The data you're going to need to get is:
1) the open price (easy enough from Bloomberg using the wizard)
2) the average price in the first 30 mins of trading
3) the average price in the second 30 mins of trading
4) VWAP for the same day as the opening price (easy enough from Bloomberg using the wizard)
Ideally I'd recommend getting each series for at least 1 year of trading days, preferably longer (the longer the better from an accuracy perspective). The volume of data is going to be massive, and it's probably not going to fit on a single worksheet.
So you'll have 4 data series for each company, which you'll then want to average to get:
1) the average open price over the last year
2) the average of the average prices in the first 30 mins of trading over the last year
3) the average of the average prices in the second 30 mins of trading over the last year
4) the average VWAP for the same day as the opening price over the last year
At this point you need to rebase the figures to avoid distortion from the difference between 1 share price being 100 and the other being 10. To do this, for each company divide each of the 4 series by the opening price. Now you'll have 4 averages for each company - if you've done it correctly then the 1st data series (openning price) will be "1" for every company.
Once you've done the rebased averages for each company that's going to leave you with 4 data series, which represent the market as a whole. you then need to do the averages of the averages, which will tell you when of the 4 options is best to execute a buy or sell order as presumably you'll see something like in the second half an hour of trading the price is generally X% higher.
So, you'll be able to draw some initial conclusions - the final thing I would recommend doing is measure the strength of relationship of each data series.

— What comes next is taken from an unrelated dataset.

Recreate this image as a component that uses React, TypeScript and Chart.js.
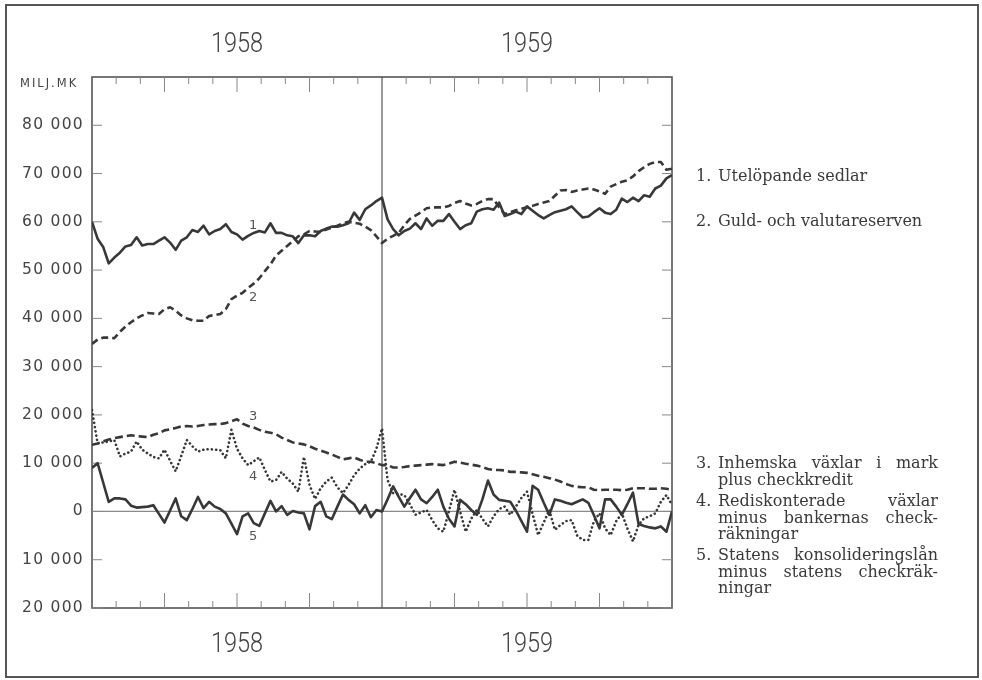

To do this just calculate the standard deviation for the differences between series 2, 3 and 4 and series 1. (so for each of the 3 create a new series which is =(series X - series 1). The higher the standard deviation the weaker your relationship. For reference 1 st dev each side contains about 60% of observations. Once you have the St dev you can do a hypothesis test, which will tell you: Statistically you can say with XX% certainty that series X will be higher/lower than series 1".
Once you've got the standard deviations I can help you with that. Use the =STDEV function to calc the standard devs. Make sure you do all the calcs using the rebased series otherwise it'll give you a load of gobbledeegook.
The hardest thing is going to be pulling the 30 minute interval series out of bbg. You want to have a look in the help file for the excel addin to see how to do that. I know it can be done I just don't know the exact formula.
Use the wizard for the bbg stuff, otherwise it'll be a headache. In terms of getting it all to fit in excel, it might not be a bad idea to do the following:
- don't use the entire sp500, instead take the 50 biggest, the 50 smallest and the 100 middle range. That will reduce the companies to 200, which means you can fit them horizontally across the page (excel max = 255) so that the data series flow downwards
- then use 1 worksheet for each data series, which means all your raw data will fit onto 4 sheets
- use a 5th sheet for the analytics
Probably the neatest way of doing it.